Una villa da salvare, un comitato di cittadini attivi e una serie di sindaci poco lungimiranti. Siamo a Arco, in provincia di Trento, tra il lago di Garda e le Alpi.
Siamo in una valle tra il lago di Garda e le Alpi dove l’influenza del lago permette a limoni e olivi di crescere rigogliosi.
All’apparenza, percorrendo la pista ciclabile che da Trento corre verso sud, sembra che tutto sia esattamente come dovrebbe. Almeno per quanto riguarda la cura del territorio e delle bellezze paesaggistiche e artistiche lasciate dall’Impero asburgico di cui rimane traccia nelle ville in cui soggiornavano o nei sanatori dove venivano nella speranza di guarire dalla tubercolosi.
Eredità, quella delle ville e dei sanatori, che però non sembra scaldare i cuori delle amministrazioni locali che si sono succedute negli ultimi anni.

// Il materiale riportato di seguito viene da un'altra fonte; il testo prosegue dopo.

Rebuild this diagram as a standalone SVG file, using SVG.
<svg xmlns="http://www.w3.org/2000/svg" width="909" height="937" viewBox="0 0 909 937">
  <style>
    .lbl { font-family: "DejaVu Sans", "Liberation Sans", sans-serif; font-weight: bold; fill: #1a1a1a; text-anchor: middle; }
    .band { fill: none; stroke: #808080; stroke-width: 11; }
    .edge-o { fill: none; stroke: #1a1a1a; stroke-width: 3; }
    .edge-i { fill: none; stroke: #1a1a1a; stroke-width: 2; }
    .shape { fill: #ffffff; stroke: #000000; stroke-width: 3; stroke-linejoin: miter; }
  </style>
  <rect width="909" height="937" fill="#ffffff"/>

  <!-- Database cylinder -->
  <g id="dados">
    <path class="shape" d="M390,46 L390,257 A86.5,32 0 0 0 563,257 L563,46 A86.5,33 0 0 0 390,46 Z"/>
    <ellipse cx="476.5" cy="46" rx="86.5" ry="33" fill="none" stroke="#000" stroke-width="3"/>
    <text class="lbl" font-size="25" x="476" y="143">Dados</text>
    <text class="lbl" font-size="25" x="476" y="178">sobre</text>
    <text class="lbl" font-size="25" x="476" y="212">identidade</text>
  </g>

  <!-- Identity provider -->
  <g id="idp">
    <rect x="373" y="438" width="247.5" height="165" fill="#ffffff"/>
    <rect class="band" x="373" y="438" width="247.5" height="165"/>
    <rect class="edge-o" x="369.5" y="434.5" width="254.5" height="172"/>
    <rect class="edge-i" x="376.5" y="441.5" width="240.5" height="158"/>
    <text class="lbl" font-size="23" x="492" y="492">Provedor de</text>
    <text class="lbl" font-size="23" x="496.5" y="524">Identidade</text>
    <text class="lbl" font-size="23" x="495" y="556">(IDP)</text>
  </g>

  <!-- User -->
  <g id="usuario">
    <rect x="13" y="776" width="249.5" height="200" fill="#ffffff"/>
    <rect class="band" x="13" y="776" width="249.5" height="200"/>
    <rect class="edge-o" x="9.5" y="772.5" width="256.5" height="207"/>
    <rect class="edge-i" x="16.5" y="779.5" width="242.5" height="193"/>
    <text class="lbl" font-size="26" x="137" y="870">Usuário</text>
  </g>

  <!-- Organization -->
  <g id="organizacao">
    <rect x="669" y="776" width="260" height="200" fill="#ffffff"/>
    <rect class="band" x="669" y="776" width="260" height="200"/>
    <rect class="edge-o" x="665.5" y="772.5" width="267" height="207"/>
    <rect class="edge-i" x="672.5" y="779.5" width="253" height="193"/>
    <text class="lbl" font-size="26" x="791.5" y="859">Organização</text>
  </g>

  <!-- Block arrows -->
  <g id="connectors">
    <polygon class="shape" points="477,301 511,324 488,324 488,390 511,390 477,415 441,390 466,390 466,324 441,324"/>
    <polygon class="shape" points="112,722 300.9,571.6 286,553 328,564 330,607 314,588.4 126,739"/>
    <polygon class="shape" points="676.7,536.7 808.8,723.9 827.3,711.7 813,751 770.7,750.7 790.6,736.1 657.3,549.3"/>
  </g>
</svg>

«È da quindici anni che la valle è vittima di mal gestione del territorio e speculazioni edilizie. Costruzioni senz’anima, strade e trafori, sembrano le uniche cose che interessano ai sindaci» racconta con evidente emozione Gilberto Galvagni, poeta dalla lunga barba bianca e dal fisico di chi, quelle montagne, le ha scalate più e più volte. «Beni storici di inestimabile bellezza sembrano non interessare a una politica miope. Basti pensare all’Ex Argentina, sanatorio ricostruito ed ampliato con i soldi delle rimesse degli emigrati (da qui il nome) e che, anziché essere recuperato, è stato abbattuto per lasciare posto a una nuova colata di cemento modernista».

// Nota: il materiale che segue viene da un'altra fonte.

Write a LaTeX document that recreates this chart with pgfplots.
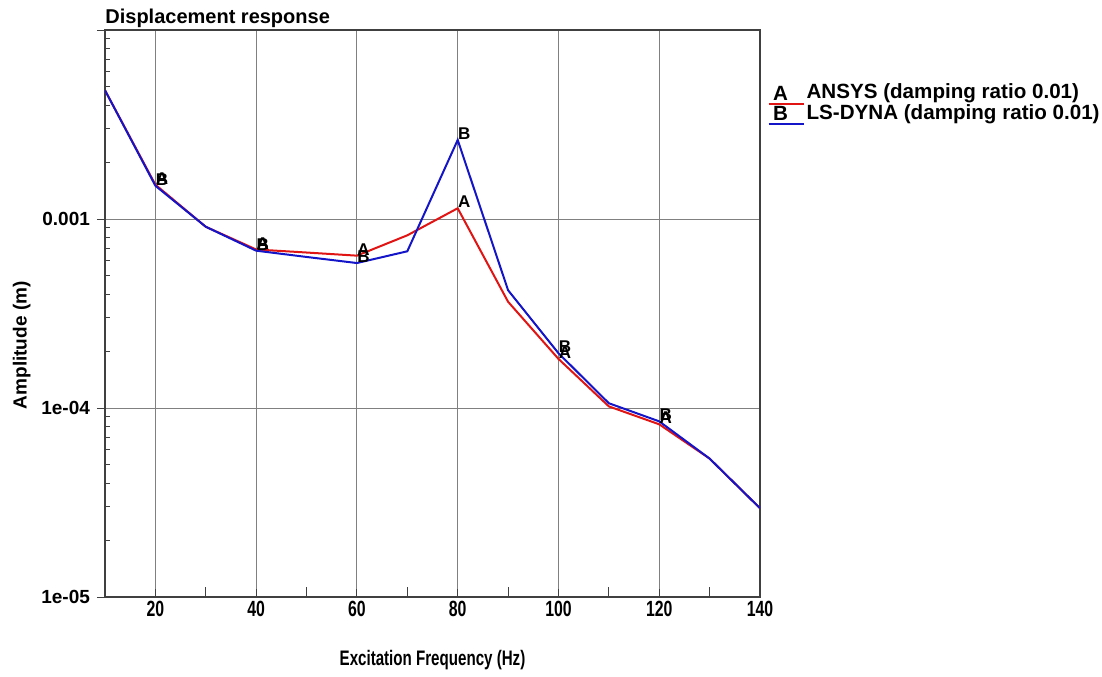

È proprio affinché questo non accada più che Gilberto, insieme ad altri cittadini del piccolo paese di ARCO (TN), hanno fondato il Comitato “Salvaguardia Olivaia”.
Del Comitato fa parte anche Chiara Parisi, naturalista specializzata in gestione e conservazione del patrimonio naturale e grande amante degli alberi. «In quest’area esistono numerosi casi di incuria e abbandono ma Villa Angerer è quello più eclatante».

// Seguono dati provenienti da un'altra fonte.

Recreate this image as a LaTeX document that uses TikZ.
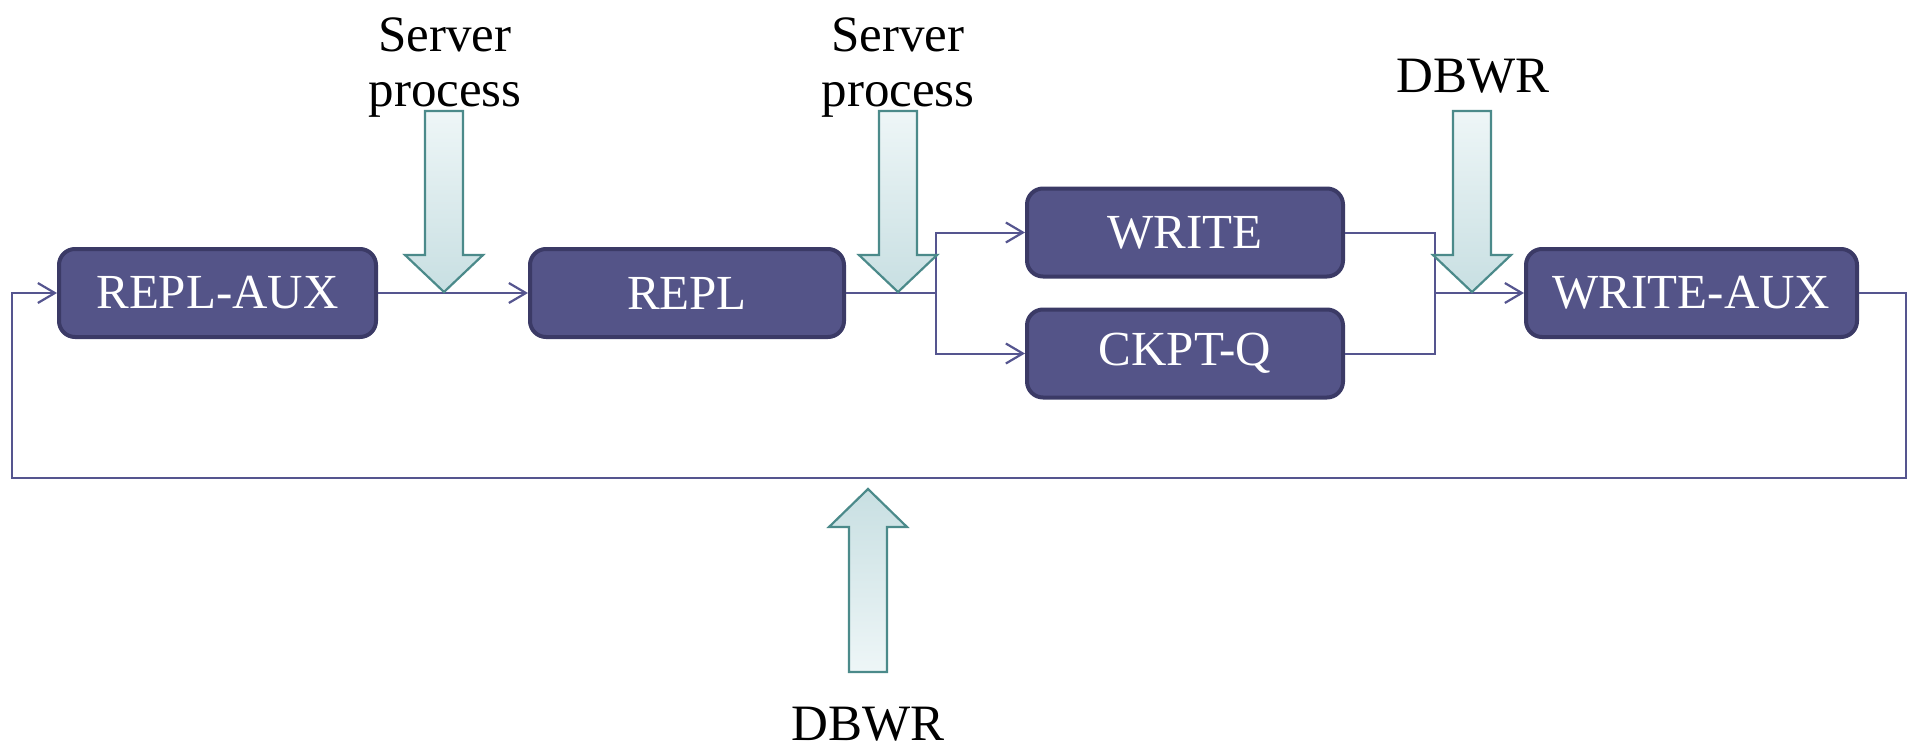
\documentclass[tikz,border=0pt]{standalone}
\usepackage{fontspec}
\setmainfont{Liberation Serif}
\usetikzlibrary{arrows.meta}
\definecolor{boxfill}{HTML}{545488}
\definecolor{boxedge}{HTML}{3B3A66}
\definecolor{conncol}{HTML}{55558F}
\definecolor{arredge}{HTML}{4B8A8A}
\definecolor{arrdark}{HTML}{C8DFE2}
\definecolor{arrlight}{HTML}{EEF6F7}
\tikzset{
  procbox/.style={draw=boxedge, fill=boxfill, line width=2pt, rounded corners=8pt,
    minimum height=44pt, text=white, font=\fontsize{24.5}{28}\selectfont, inner sep=0pt},
  conn/.style={draw=conncol, line width=1pt},
  tip/.style={-{Straight Barb[length=8.5pt,width=10pt,line width=1.1pt]}},
  bigarrow/.style={draw=arredge, line width=1.1pt},
  lbl/.style={font=\fontsize{25.5}{27.5}\selectfont, inner sep=0pt, align=center}
}
\newcommand\bigdownarrow[1]{%
  \path[bigarrow, top color=arrlight, bottom color=arrdark, shift={(#1,0)}]
    (-19,111) -- (19,111) -- (19,255) -- (39,255) -- (0,292) -- (-39,255) -- (-19,255) -- cycle;}
\begin{document}
\begin{tikzpicture}[x=0.5pt, y=-0.5pt]
\useasboundingbox (0,0) rectangle (1917,749);
% boxes
\node[procbox, minimum width=158.5pt] (ra) at (217.5,293) {REPL-AUX};
\node[procbox, minimum width=157pt] (repl) at (687,293) {REPL};
\node[procbox, minimum width=158pt] (write) at (1185,232.5) {WRITE};
\node[procbox, minimum width=158pt] (ckpt) at (1185,353.5) {CKPT-Q};
\node[procbox, minimum width=165.5pt] (wa) at (1691.5,293) {WRITE-AUX};
% connectors
\coordinate (fork) at (936,293);
\coordinate (join) at (1435,293);
\coordinate (loopr) at (1906,478);
\coordinate (loopl) at (12,293);
\draw[conn, tip] (ra.east) -- (repl.west);
\draw[conn] (repl.east) -- (fork);
\draw[conn, tip] (fork) |- (write.west);
\draw[conn, tip] (fork) |- (ckpt.west);
\draw[conn] (write.east) -| (join);
\draw[conn] (ckpt.east) -| (join);
\draw[conn, tip] (join) -- (wa.west);
\draw[conn, tip] (wa.east) -| (loopr) -| (loopl) -- (ra.west);
% big arrows
\bigdownarrow{444}
\bigdownarrow{898}
\bigdownarrow{1472}
\path[bigarrow, top color=arrdark, bottom color=arrlight]
  (849,672) -- (887,672) -- (887,527) -- (907,527) -- (868,489) -- (829,527) -- (849,527) -- cycle;
% labels
\node[lbl, anchor=north] (sp1) at (445,17) {Server\\process};
\node[lbl, anchor=north] (sp2) at (898,17) {Server\\process};
\node[lbl, anchor=base] (db1) at (1473,93) {DBWR};
\node[lbl, anchor=base] (db2) at (868,740) {DBWR};
\end{tikzpicture}
\end{document}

Una villa dell’Ottocento che, oltre ad una splendida architettura presenta 30.000 metri quadrati di parco con piante rare ed esotiche ormai secolari. Vi trovano infatti dimora alberi della canfora, cipressi, cedri, camelie, magnolie e anche un’imponente quercia da sughero ed un eucalipto monumentale».
Negli anni ’30, dopo che la villa venne trasformata in sanatorio e casa di cura per il clero, l’edificio originale venne ampliato con un lungo fabbricato di tre piani e una chiesa.
Oggi questo patrimonio appartiene alla Provincia Autonoma di Trento che però la sta lasciando crollare, insieme al suo parco. «Il dubbio – conclude amaramente Chiara – è che dietro questa incuria ci sia il preciso volere di attendere che tutto vada in rovina per poter togliere i vincoli e finalmente venderla a privati». Villa Angerer ha anche ricevuto più di 3.000 voti nella campagna promossa dal FAI “I Luoghi del cuore”, ma questo non è bastato a risvegliare l’interesse per il suo recupero.
Il comitato è però agguerrito e non intende rimanere con le mani in mano. Organizza incontri, chiede spiegazioni sull’avanzamento di lavori che reputa possano mettere in pericolo il territorio, monitora le ristrutturazioni dei privati nel cuore storico del paese e pretende di essere ascoltato in merito a nuovi progetti come per esempio il famoso Vallo Tomo di Mori, un grande muro che dovrebbe contenere la montagna, evitando frane sulle strade e sulle case, ma con un notevole impatto estetico. Ma questa è un’altra storia.